Kesenjangan ekonomi adalah salah satu tantangan terbesar yang dihadapi Indonesia dalam mencapai kesejahteraan yang merata bagi seluruh rakyatnya. Ketimpangan yang terjadi di negara ini tidak hanya berdampak pada aspek ekonomi, tetapi juga mempengaruhi stabilitas sosial dan politik. Oleh karena itu, upaya untuk menyelesaikan masalah ketimpangan ekonomi perlu dilakukan secara holistik, melibatkan berbagai sektor, dan dirancang agar berkelanjutan.
Latar Belakang Kesenjangan Ekonomi di Indonesia
Indonesia adalah negara dengan perekonomian yang berkembang pesat dalam beberapa dekade terakhir. Namun, meskipun tingkat pertumbuhan ekonomi rata-rata mencapai lebih dari 5% per tahun, ketimpangan pendapatan dan kekayaan masih menjadi masalah yang mencolok. Indeks Gini, yang merupakan indikator untuk mengukur tingkat ketimpangan, menunjukkan bahwa meskipun ada sedikit perbaikan, Indonesia masih memiliki tingkat ketimpangan yang signifikan. Data dari Badan Pusat Statistik (BPS) pada tahun 2023 menunjukkan bahwa indeks Gini Indonesia berada di angka 0,381, yang menandakan bahwa kekayaan di negara ini belum terdistribusi secara merata.
Sumber utama ketimpangan ekonomi di Indonesia adalah perbedaan akses terhadap pendidikan, kesehatan, dan peluang ekonomi.

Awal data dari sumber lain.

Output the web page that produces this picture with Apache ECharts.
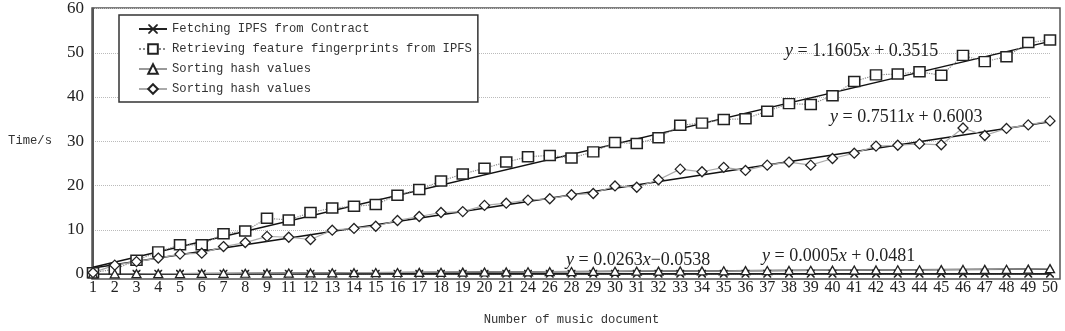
<!DOCTYPE html>
<html>
<head>
<meta charset="utf-8">
<script src="https://cdn.jsdelivr.net/npm/echarts@6/dist/echarts.min.js"></script>
<style>
html, body {margin: 0; padding: 0; background: #fff;}
#main {width: 1065px; height: 331px;}
</style>
</head>
<body>
<div id="main"></div>
<script>
// document numbers on the x axis (10, 22, 23, 25, 27 are not in the figure)
var docLabels = ['1', '2', '3', '4', '5', '6', '7', '8', '9', '11', '12', '13', '14', '15', '16', '17', '18', '19', '20', '21',
    '24', '26', '28', '29', '30', '31', '32', '33', '34', '35', '36', '37', '38', '39', '40', '41', '42', '43', '44', '45',
    '46', '47', '48', '49', '50'];

var contractTime = [0.05, 0.04, 0.05, 0.06, 0.05, 0.05, 0.06, 0.05, 0.05, 0.06, 0.05, 0.06, 0.05, 0.06, 0.06, 0.05, 0.06, 0.06, 0.05, 0.06,
    0.06, 0.05, 0.06, 0.06, 0.06, 0.05, 0.06, 0.06, 0.07, 0.06, 0.06, 0.07, 0.06, 0.07, 0.06, 0.07, 0.07, 0.06, 0.07, 0.07,
    0.07, 0.06, 0.07, 0.07, 0.08];

var fingerprintTime = [0.3, 1.1, 3.1, 5.0, 6.6, 6.6, 9.1, 9.7, 12.6, 12.2, 13.9, 14.9, 15.3, 15.7, 17.8, 19.1, 21.0, 22.6, 23.9, 25.3,
    26.5, 26.8, 26.2, 27.6, 29.7, 29.5, 30.8, 33.6, 34.1, 34.9, 35.1, 36.8, 38.5, 38.3, 40.3, 43.5, 45.0, 45.2, 45.7, 44.9,
    49.4, 48.0, 49.1, 52.3, 52.9];

var sortTime = [0.02, 0.04, 0.06, 0.08, 0.10, 0.12, 0.15, 0.17, 0.19, 0.22, 0.24, 0.27, 0.29, 0.32, 0.34, 0.37, 0.39, 0.42, 0.45, 0.47,
    0.50, 0.52, 0.55, 0.57, 0.60, 0.63, 0.65, 0.68, 0.70, 0.73, 0.76, 0.78, 0.81, 0.83, 0.86, 0.89, 0.91, 0.94, 0.96, 0.99,
    1.02, 1.04, 1.07, 1.10, 1.22];

var sortTime2 = [0.3, 2.0, 2.8, 3.6, 4.5, 4.7, 6.2, 7.1, 8.5, 8.3, 7.8, 9.9, 10.3, 10.8, 12.1, 13.0, 13.9, 14.1, 15.5, 16.0,
    16.7, 17.0, 17.9, 18.2, 19.9, 19.6, 21.3, 23.7, 23.1, 24.1, 23.4, 24.6, 25.3, 24.6, 26.1, 27.3, 28.9, 29.1, 29.4, 29.2,
    33.0, 31.3, 32.9, 33.7, 34.6];

// fitted lines: value at the first and at the last document
var contractFit = [0.05, 0.07];
var fingerprintFit = [1.51, 52.57];
var sortFit = [-0.03, 1.13];
var sortFit2 = [1.35, 34.40];

var yTicks = [0, 10, 20, 30, 40, 50, 60];

var serif = 'Liberation Serif';
var mono = 'Liberation Mono';
var crossPath = 'path://M0,0 L1.4,0 L5,3.6 L8.6,0 L10,0 L10,1.4 L6.4,5 L10,8.6 L10,10 L8.6,10 L5,6.4 L1.4,10 L0,10 L0,8.6 L3.6,5 L0,1.4 Z';

var names = ['Fetching IPFS from Contract', 'Retrieving feature fingerprints from IPFS', 'Sorting hash values', 'Sorting hash values '];

function fitLine(vals) {
    return [[docLabels[0], vals[0]], [docLabels[docLabels.length - 1], vals[1]]];
}

function eqText(a, b) {
    return '{i|y} = ' + a + '{i|x}' + b;
}

var myChart = echarts.init(document.getElementById('main'), null, {renderer: 'canvas'});

var eqRich = {i: {fontStyle: 'italic', fontFamily: serif, fontSize: 18, fill: '#222'}};

var option = {
    backgroundColor: '#fff',
    animation: false,
    grid: [
        {left: 93, right: 15, top: 8, bottom: 52},
        {left: 92, right: 5, top: 8, bottom: 52, show: true, borderColor: '#555', borderWidth: 1.5, backgroundColor: 'transparent'}
    ],
    legend: {
        orient: 'vertical',
        left: 119,
        top: 15,
        padding: [8, 6, 7, 19],
        itemGap: 8,
        itemWidth: 28,
        itemHeight: 12,
        borderColor: '#333',
        borderWidth: 1.5,
        borderRadius: 0,
        backgroundColor: '#fff',
        textStyle: {fontFamily: mono, fontSize: 12.2, color: '#333'},
        data: names
    },
    xAxis: [
        {
            type: 'category',
            data: docLabels,
            boundaryGap: false,
            name: 'Number of music document',
            nameLocation: 'middle',
            nameGap: 40,
            nameTextStyle: {fontFamily: mono, fontSize: 12.2, color: '#333'},
            axisLine: {lineStyle: {color: '#444', width: 1.5}},
            axisTick: {show: false},
            axisLabel: {interval: 0, margin: 6, fontFamily: serif, fontSize: 16, color: '#222'},
            splitLine: {show: false}
        },
        {gridIndex: 1, type: 'value', show: false}
    ],
    yAxis: [
        {
            type: 'value',
            min: yTicks[0],
            max: yTicks[yTicks.length - 1],
            interval: 10,
            name: 'Time/s',
            nameLocation: 'middle',
            nameRotate: 0,
            nameGap: 41,
            nameTextStyle: {fontFamily: mono, fontSize: 12.2, color: '#333'},
            axisLine: {show: true, lineStyle: {color: '#555', width: 2}},
            axisTick: {show: false},
            axisLabel: {margin: 9, fontFamily: serif, fontSize: 17, color: '#222'},
            splitLine: {lineStyle: {color: '#bbb', type: 'dotted', width: 1}}
        },
        {gridIndex: 1, type: 'value', show: false}
    ],
    series: [
        // fitted trend lines
        {name: 'fit-contract', type: 'line', data: fitLine(contractFit), symbol: 'none', silent: true, z: 2,
            lineStyle: {color: '#111', width: 1.5}},
        {name: 'fit-fingerprint', type: 'line', data: fitLine(fingerprintFit), symbol: 'none', silent: true, z: 2,
            lineStyle: {color: '#111', width: 1.5}},
        {name: 'fit-sort', type: 'line', data: fitLine(sortFit), symbol: 'none', silent: true, z: 2,
            lineStyle: {color: '#111', width: 1.5}},
        {name: 'fit-sort2', type: 'line', data: fitLine(sortFit2), symbol: 'none', silent: true, z: 2,
            lineStyle: {color: '#111', width: 1.5}},
        // measured values
        {
            name: names[0], type: 'line', data: contractTime, z: 3,
            symbol: crossPath, symbolSize: 8,
            lineStyle: {color: '#222', width: 1.2},
            itemStyle: {color: '#222', borderWidth: 0}
        },
        {
            name: names[1], type: 'line', data: fingerprintTime, z: 3,
            symbol: 'rect', symbolSize: [11, 10],
            lineStyle: {color: '#888', width: 1.2, type: 'dotted'},
            itemStyle: {color: '#fff', borderColor: '#222', borderWidth: 1.5}
        },
        {
            name: names[2], type: 'line', data: sortTime, z: 3,
            symbol: 'triangle', symbolSize: [9, 8],
            lineStyle: {color: '#999', width: 1.2},
            itemStyle: {color: '#fff', borderColor: '#222', borderWidth: 1.3}
        },
        {
            name: names[3], type: 'line', data: sortTime2, z: 3,
            symbol: 'diamond', symbolSize: [10, 10],
            lineStyle: {color: '#aaa', width: 1.2},
            itemStyle: {color: '#fff', borderColor: '#222', borderWidth: 1.3}
        }
    ],
    graphic: [
        {type: 'text', left: 785, top: 42, z: 10, style: {text: eqText('1.1605', ' + 0.3515'), fontFamily: serif, fontSize: 18, fill: '#222', rich: eqRich}},
        {type: 'text', left: 830, top: 108, z: 10, style: {text: eqText('0.7511', ' + 0.6003'), fontFamily: serif, fontSize: 18, fill: '#222', rich: eqRich}},
        {type: 'text', left: 566, top: 251, z: 10, style: {text: eqText('0.0263', '\u22120.0538'), fontFamily: serif, fontSize: 18, fill: '#222', rich: eqRich}},
        {type: 'text', left: 762, top: 247, z: 10, style: {text: eqText('0.0005', ' + 0.0481'), fontFamily: serif, fontSize: 18, fill: '#222', rich: eqRich}}
    ]
};

myChart.setOption(option);
</script>
</body>
</html>
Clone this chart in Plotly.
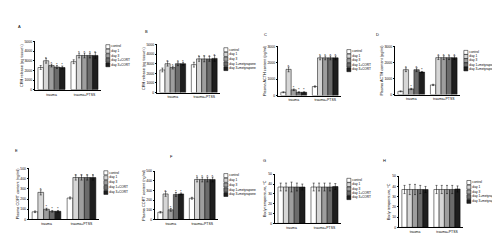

Di daerah perkotaan, akses terhadap layanan tersebut jauh lebih baik dibandingkan dengan di pedesaan atau wilayah-wilayah terpencil. Selain itu, sektor informal yang mendominasi lapangan pekerjaan di Indonesia seringkali menawarkan pendapatan yang rendah dan tidak stabil, sehingga memperburuk ketimpangan.
Analisis dari Perspektif Ilmu Ekonomi
Dari sudut pandang ilmu ekonomi, kesenjangan ekonomi adalah hasil dari distribusi sumber daya yang tidak merata. Dalam sistem ekonomi pasar bebas yang diterapkan di Indonesia, kekuatan pasar cenderung memusatkan kekayaan pada sekelompok kecil individu atau korporasi yang memiliki modal besar. Sementara itu, mereka yang memiliki sedikit atau tidak memiliki akses terhadap modal dan sumber daya, terutama di sektor informal, cenderung tetap terpinggirkan.
Salah satu teori ekonomi yang relevan dalam memahami ketimpangan ini adalah teori distribusi pendapatan klasik yang dikemukakan oleh David Ricardo dan Karl Marx. Mereka berpendapat bahwa dalam sistem kapitalis, ketimpangan muncul karena adanya perbedaan antara upah buruh, keuntungan pemilik modal, dan sewa tanah. Ketiga komponen ini membentuk dasar dari bagaimana pendapatan dibagi dalam perekonomian. Dalam konteks Indonesia, pemilik modal dan tanah sering kali mendapatkan porsi yang lebih besar dari keuntungan ekonomi dibandingkan dengan buruh atau pekerja di sektor informal.
Kebijakan Pemerintah dan Solusi Mengurangi Ketimpangan
Pemerintah Indonesia telah menerapkan berbagai kebijakan untuk mengurangi kesenjangan ekonomi. Salah satu langkah penting adalah peningkatan akses terhadap pendidikan dan kesehatan. Program seperti Kartu Indonesia Pintar (KIP) dan Kartu Indonesia Sehat (KIS) bertujuan untuk memberikan akses yang lebih luas bagi masyarakat miskin dan rentan agar dapat menikmati layanan pendidikan dan kesehatan yang layak.
Namun, kebijakan ini saja tidak cukup. Pemerintah perlu lebih fokus pada peningkatan kualitas lapangan pekerjaan dan memperkuat sektor informal. Menciptakan lapangan pekerjaan yang layak dan memberikan pelatihan keterampilan untuk pekerja di sektor informal adalah langkah yang krusial. Selain itu, pemberian insentif bagi UMKM (Usaha Mikro, Kecil, dan Menengah) yang memiliki potensi besar untuk menyerap tenaga kerja juga perlu ditingkatkan.
Kebijakan redistribusi juga menjadi kunci dalam mengatasi ketimpangan. Salah satu pendekatan yang dapat dilakukan adalah melalui sistem perpajakan yang progresif, di mana individu atau perusahaan dengan pendapatan yang lebih tinggi dikenakan pajak yang lebih besar. Hasil dari pajak ini kemudian dapat dialokasikan untuk program-program sosial yang menyasar kelompok miskin dan rentan, seperti subsidi pangan, perumahan, atau program cash transfer.